| Collected data |

--*--

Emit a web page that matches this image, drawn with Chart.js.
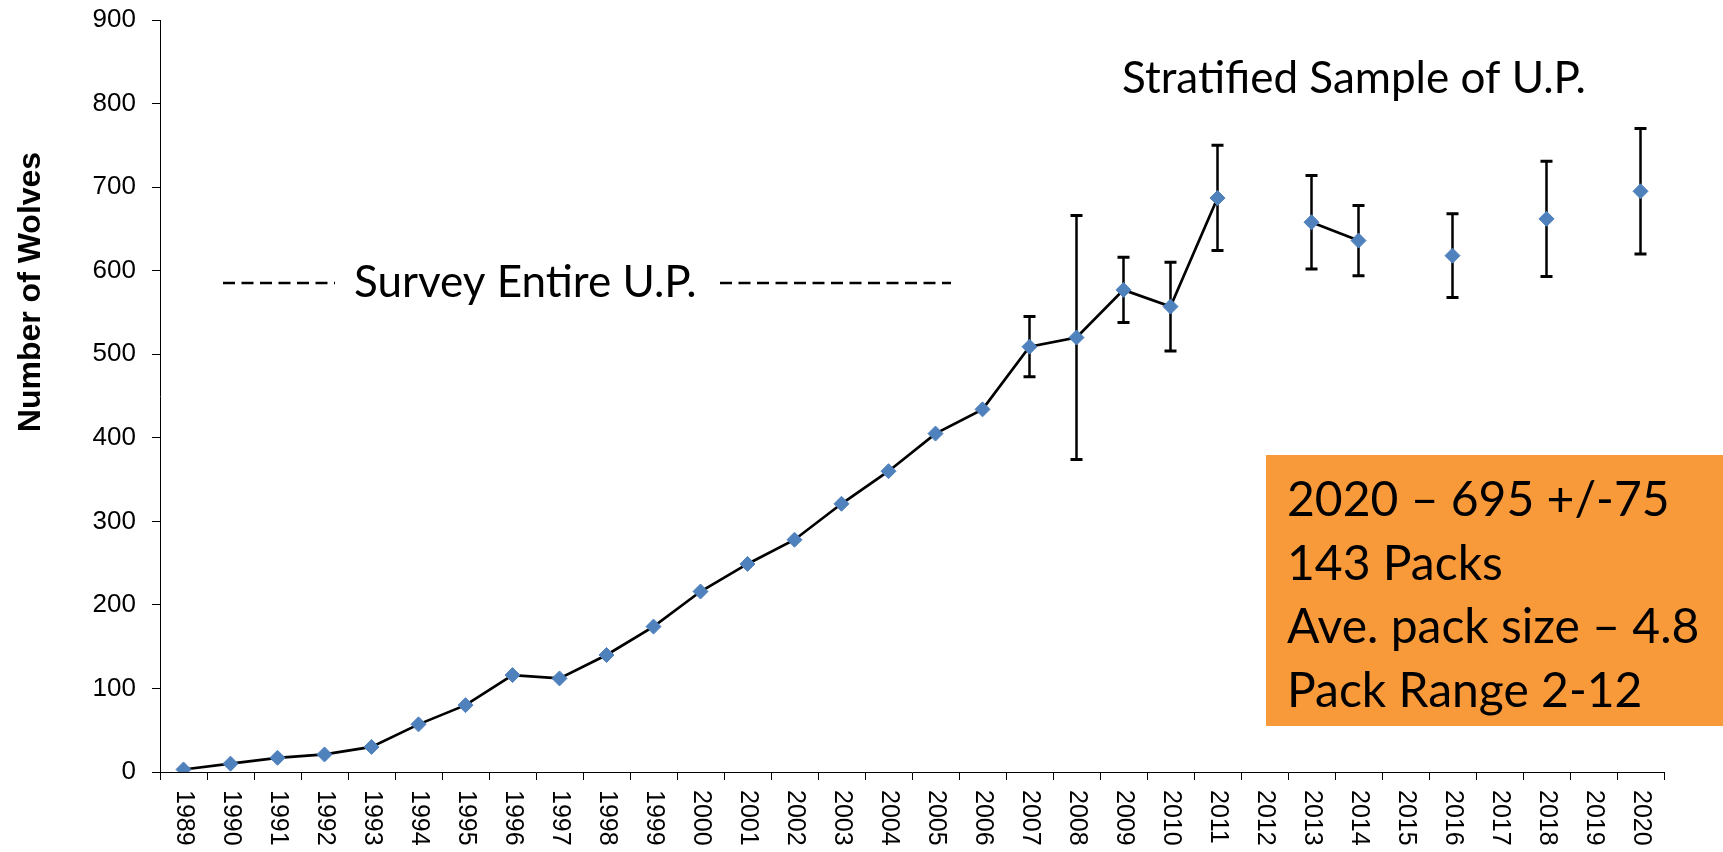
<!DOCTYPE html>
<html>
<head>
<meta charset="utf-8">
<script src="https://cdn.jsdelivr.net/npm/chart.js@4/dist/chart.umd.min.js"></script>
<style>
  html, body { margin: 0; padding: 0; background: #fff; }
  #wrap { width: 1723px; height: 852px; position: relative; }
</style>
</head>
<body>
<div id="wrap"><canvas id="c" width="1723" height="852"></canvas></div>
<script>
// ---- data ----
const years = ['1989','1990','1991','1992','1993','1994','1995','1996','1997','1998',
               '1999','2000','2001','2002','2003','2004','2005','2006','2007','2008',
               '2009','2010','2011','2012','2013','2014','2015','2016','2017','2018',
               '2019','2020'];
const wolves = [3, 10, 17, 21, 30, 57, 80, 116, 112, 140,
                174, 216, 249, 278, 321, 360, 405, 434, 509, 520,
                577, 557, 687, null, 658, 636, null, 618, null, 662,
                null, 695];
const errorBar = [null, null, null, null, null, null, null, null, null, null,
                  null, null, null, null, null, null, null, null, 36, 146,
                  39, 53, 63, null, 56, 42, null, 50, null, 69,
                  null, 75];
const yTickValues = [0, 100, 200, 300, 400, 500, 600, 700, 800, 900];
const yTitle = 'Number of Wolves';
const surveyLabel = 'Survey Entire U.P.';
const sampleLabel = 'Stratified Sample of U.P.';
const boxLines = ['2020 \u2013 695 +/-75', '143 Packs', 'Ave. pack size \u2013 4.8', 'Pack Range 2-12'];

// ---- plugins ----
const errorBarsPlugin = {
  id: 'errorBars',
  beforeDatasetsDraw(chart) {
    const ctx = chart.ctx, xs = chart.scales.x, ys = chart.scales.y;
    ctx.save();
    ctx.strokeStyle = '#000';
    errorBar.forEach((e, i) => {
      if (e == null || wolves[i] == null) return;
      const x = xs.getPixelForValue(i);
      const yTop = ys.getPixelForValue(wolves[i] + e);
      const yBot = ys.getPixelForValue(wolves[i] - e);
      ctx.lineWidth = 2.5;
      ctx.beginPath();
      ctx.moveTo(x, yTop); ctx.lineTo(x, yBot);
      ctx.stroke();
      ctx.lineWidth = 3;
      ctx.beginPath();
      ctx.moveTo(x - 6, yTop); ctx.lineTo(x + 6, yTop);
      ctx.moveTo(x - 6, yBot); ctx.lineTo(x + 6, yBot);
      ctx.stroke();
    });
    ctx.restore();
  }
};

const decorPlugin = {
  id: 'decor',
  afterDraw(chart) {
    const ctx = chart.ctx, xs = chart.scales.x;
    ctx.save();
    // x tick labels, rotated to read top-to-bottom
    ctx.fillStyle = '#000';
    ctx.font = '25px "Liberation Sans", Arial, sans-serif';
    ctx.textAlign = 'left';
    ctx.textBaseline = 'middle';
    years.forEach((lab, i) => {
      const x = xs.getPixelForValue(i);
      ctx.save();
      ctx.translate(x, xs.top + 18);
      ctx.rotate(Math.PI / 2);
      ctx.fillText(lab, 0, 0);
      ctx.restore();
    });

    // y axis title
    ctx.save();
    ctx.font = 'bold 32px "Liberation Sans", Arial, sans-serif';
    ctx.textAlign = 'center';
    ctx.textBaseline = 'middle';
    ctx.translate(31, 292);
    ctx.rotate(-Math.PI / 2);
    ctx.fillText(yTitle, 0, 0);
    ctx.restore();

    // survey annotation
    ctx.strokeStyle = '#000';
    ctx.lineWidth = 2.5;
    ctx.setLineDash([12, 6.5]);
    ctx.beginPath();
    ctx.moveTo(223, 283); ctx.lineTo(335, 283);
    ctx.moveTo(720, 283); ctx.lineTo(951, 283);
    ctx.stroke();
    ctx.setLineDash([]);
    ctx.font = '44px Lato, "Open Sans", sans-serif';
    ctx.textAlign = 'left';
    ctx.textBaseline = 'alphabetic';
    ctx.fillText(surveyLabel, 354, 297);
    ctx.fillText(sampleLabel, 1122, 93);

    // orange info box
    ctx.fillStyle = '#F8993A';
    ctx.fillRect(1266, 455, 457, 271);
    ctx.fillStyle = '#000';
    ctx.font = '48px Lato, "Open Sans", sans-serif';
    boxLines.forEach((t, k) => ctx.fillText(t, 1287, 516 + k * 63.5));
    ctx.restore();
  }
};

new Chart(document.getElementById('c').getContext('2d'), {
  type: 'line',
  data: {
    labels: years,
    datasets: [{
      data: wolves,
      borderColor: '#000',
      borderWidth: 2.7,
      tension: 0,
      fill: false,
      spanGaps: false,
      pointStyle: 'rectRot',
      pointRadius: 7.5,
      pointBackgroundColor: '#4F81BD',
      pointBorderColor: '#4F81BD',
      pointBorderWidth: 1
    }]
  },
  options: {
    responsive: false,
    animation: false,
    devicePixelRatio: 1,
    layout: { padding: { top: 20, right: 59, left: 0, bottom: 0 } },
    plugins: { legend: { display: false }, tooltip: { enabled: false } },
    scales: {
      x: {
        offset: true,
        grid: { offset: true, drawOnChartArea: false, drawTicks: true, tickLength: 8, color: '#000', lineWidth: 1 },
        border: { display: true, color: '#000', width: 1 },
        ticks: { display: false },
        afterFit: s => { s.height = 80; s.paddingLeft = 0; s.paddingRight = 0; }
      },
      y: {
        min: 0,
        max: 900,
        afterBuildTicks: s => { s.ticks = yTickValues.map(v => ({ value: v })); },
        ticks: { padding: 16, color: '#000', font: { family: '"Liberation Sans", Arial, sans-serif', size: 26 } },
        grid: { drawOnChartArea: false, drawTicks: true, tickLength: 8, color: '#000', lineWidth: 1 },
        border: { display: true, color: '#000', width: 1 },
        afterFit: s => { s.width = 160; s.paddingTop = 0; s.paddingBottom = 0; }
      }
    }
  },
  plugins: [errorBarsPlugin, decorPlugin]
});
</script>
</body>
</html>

--*--

| Task brief |
Print out the lines exactly, skipping any picture.

| Output of the exercise |
Emit a web page that matches this image, drawn with Chart.js.
<!DOCTYPE html>
<html>
<head>
<meta charset="utf-8">
<script src="https://cdn.jsdelivr.net/npm/chart.js@4/dist/chart.umd.min.js"></script>
<style>
  html, body { margin: 0; padding: 0; background: #fff; }
  #wrap { width: 1723px; height: 852px; position: relative; }
</style>
</head>
<body>
<div id="wrap"><canvas id="c" width="1723" height="852"></canvas></div>
<script>
// ---- data ----
const years = ['1989','1990','1991','1992','1993','1994','1995','1996','1997','1998',
               '1999','2000','2001','2002','2003','2004','2005','2006','2007','2008',
               '2009','2010','2011','2012','2013','2014','2015','2016','2017','2018',
               '2019','2020'];
const wolves = [3, 10, 17, 21, 30, 57, 80, 116, 112, 140,
                174, 216, 249, 278, 321, 360, 405, 434, 509, 520,
                577, 557, 687, null, 658, 636, null, 618, null, 662,
                null, 695];
const errorBar = [null, null, null, null, null, null, null, null, null, null,
                  null, null, null, null, null, null, null, null, 36, 146,
                  39, 53, 63, null, 56, 42, null, 50, null, 69,
                  null, 75];
const yTickValues = [0, 100, 200, 300, 400, 500, 600, 700, 800, 900];
const yTitle = 'Number of Wolves';
const surveyLabel = 'Survey Entire U.P.';
const sampleLabel = 'Stratified Sample of U.P.';
const boxLines = ['2020 \u2013 695 +/-75', '143 Packs', 'Ave. pack size \u2013 4.8', 'Pack Range 2-12'];

// ---- plugins ----
const errorBarsPlugin = {
  id: 'errorBars',
  beforeDatasetsDraw(chart) {
    const ctx = chart.ctx, xs = chart.scales.x, ys = chart.scales.y;
    ctx.save();
    ctx.strokeStyle = '#000';
    errorBar.forEach((e, i) => {
      if (e == null || wolves[i] == null) return;
      const x = xs.getPixelForValue(i);
      const yTop = ys.getPixelForValue(wolves[i] + e);
      const yBot = ys.getPixelForValue(wolves[i] - e);
      ctx.lineWidth = 2.5;
      ctx.beginPath();
      ctx.moveTo(x, yTop); ctx.lineTo(x, yBot);
      ctx.stroke();
      ctx.lineWidth = 3;
      ctx.beginPath();
      ctx.moveTo(x - 6, yTop); ctx.lineTo(x + 6, yTop);
      ctx.moveTo(x - 6, yBot); ctx.lineTo(x + 6, yBot);
      ctx.stroke();
    });
    ctx.restore();
  }
};

const decorPlugin = {
  id: 'decor',
  afterDraw(chart) {
    const ctx = chart.ctx, xs = chart.scales.x;
    ctx.save();
    // x tick labels, rotated to read top-to-bottom
    ctx.fillStyle = '#000';
    ctx.font = '25px "Liberation Sans", Arial, sans-serif';
    ctx.textAlign = 'left';
    ctx.textBaseline = 'middle';
    years.forEach((lab, i) => {
      const x = xs.getPixelForValue(i);
      ctx.save();
      ctx.translate(x, xs.top + 18);
      ctx.rotate(Math.PI / 2);
      ctx.fillText(lab, 0, 0);
      ctx.restore();
    });

    // y axis title
    ctx.save();
    ctx.font = 'bold 32px "Liberation Sans", Arial, sans-serif';
    ctx.textAlign = 'center';
    ctx.textBaseline = 'middle';
    ctx.translate(31, 292);
    ctx.rotate(-Math.PI / 2);
    ctx.fillText(yTitle, 0, 0);
    ctx.restore();

    // survey annotation
    ctx.strokeStyle = '#000';
    ctx.lineWidth = 2.5;
    ctx.setLineDash([12, 6.5]);
    ctx.beginPath();
    ctx.moveTo(223, 283); ctx.lineTo(335, 283);
    ctx.moveTo(720, 283); ctx.lineTo(951, 283);
    ctx.stroke();
    ctx.setLineDash([]);
    ctx.font = '44px Lato, "Open Sans", sans-serif';
    ctx.textAlign = 'left';
    ctx.textBaseline = 'alphabetic';
    ctx.fillText(surveyLabel, 354, 297);
    ctx.fillText(sampleLabel, 1122, 93);

    // orange info box
    ctx.fillStyle = '#F8993A';
    ctx.fillRect(1266, 455, 457, 271);
    ctx.fillStyle = '#000';
    ctx.font = '48px Lato, "Open Sans", sans-serif';
    boxLines.forEach((t, k) => ctx.fillText(t, 1287, 516 + k * 63.5));
    ctx.restore();
  }
};

new Chart(document.getElementById('c').getContext('2d'), {
  type: 'line',
  data: {
    labels: years,
    datasets: [{
      data: wolves,
      borderColor: '#000',
      borderWidth: 2.7,
      tension: 0,
      fill: false,
      spanGaps: false,
      pointStyle: 'rectRot',
      pointRadius: 7.5,
      pointBackgroundColor: '#4F81BD',
      pointBorderColor: '#4F81BD',
      pointBorderWidth: 1
    }]
  },
  options: {
    responsive: false,
    animation: false,
    devicePixelRatio: 1,
    layout: { padding: { top: 20, right: 59, left: 0, bottom: 0 } },
    plugins: { legend: { display: false }, tooltip: { enabled: false } },
    scales: {
      x: {
        offset: true,
        grid: { offset: true, drawOnChartArea: false, drawTicks: true, tickLength: 8, color: '#000', lineWidth: 1 },
        border: { display: true, color: '#000', width: 1 },
        ticks: { display: false },
        afterFit: s => { s.height = 80; s.paddingLeft = 0; s.paddingRight = 0; }
      },
      y: {
        min: 0,
        max: 900,
        afterBuildTicks: s => { s.ticks = yTickValues.map(v => ({ value: v })); },
        ticks: { padding: 16, color: '#000', font: { family: '"Liberation Sans", Arial, sans-serif', size: 26 } },
        grid: { drawOnChartArea: false, drawTicks: true, tickLength: 8, color: '#000', lineWidth: 1 },
        border: { display: true, color: '#000', width: 1 },
        afterFit: s => { s.width = 160; s.paddingTop = 0; s.paddingBottom = 0; }
      }
    }
  },
  plugins: [errorBarsPlugin, decorPlugin]
});
</script>
</body>
</html>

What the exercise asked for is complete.